Они чувствовали себя избранными. Да они и были избранными: полпреды власти, кинолазутчики Москвы, деятельные подмастерья Голливуда, до которого им еще предстояло добраться.
Не прошло и года с того дня, как, возбужденные газетным сообщением о появлении в США звукового кино, тесня и перебивая друг друга, они набросали текст некой декларации, названной позднее «Заявкой» («по принципу золотоискателей, которые, находя золоту, жилу, ставят кол», как простодушно комментировал это событие один из ее авторов много лет спустя). Эта «Заявка», содержавшая набор экзальтированных сентенций о важности открытия, сделанного американцами, заодно обозначила круг имен, претендовавших на практическое освоение голливудского опыта. (Один из тех авторов «Заявки» — Всеволод Пудовкин — из этого круга впоследствии выбыл).

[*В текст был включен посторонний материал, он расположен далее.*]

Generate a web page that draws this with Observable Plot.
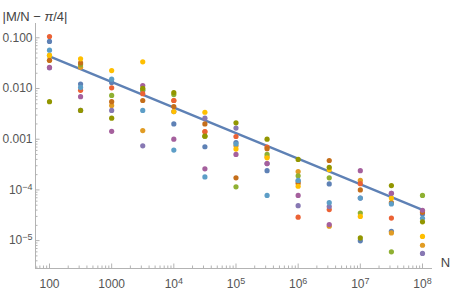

Дело оставалось за малым: попасть в Америку.
Имя случая, благоволившего к создателю «Броненосца „Потемкина“», было Джозеф Шенк.
Президент кинокомпании «Юнайтед Артист» Шенк приехал в Москву со знаменитым Дугласом Фэрбенксом, — в честь которого Александров позднее назвал своего сына (под воздействием местных условий всю жизнь затем вынужденного дублировать свое золотисто-шелковое «Дуглас» демисезонным «Васей»).
Приезд знаменитого актера и кинопромышленника тематически продолжал ряд тех розоватых, улыбчивых визитеров, в котором стояли Ролан, Жид, Шоу и прочие. Та неблаговидная роль, которую сыграли эти знаменитые путешественники в истории мировой левизны, отлично согласуется с истинными причинами их визитов (наивно думать, что все они потащились в СССР из чистого любопытства). Расчет на доходные впечатления, способные поднять тиражи их изданий, во многом оправдался. Во всяком случае — они привлекли внимание.
Фэрбенкс и Шенк прибыли в страну победившего социализма не иначе, как с идеей о неосвоенном рынке киносбыта, но очень скоро поняли, что просчитались.
Зато попутно выяснилось, что сам Шенк является родственником Эйзенштейна по материнской линии: его дед — выходец из России — был хозяином так называемого цепного пароходства на Шексне (суда, передвигавшиеся с помощью цепной передачи).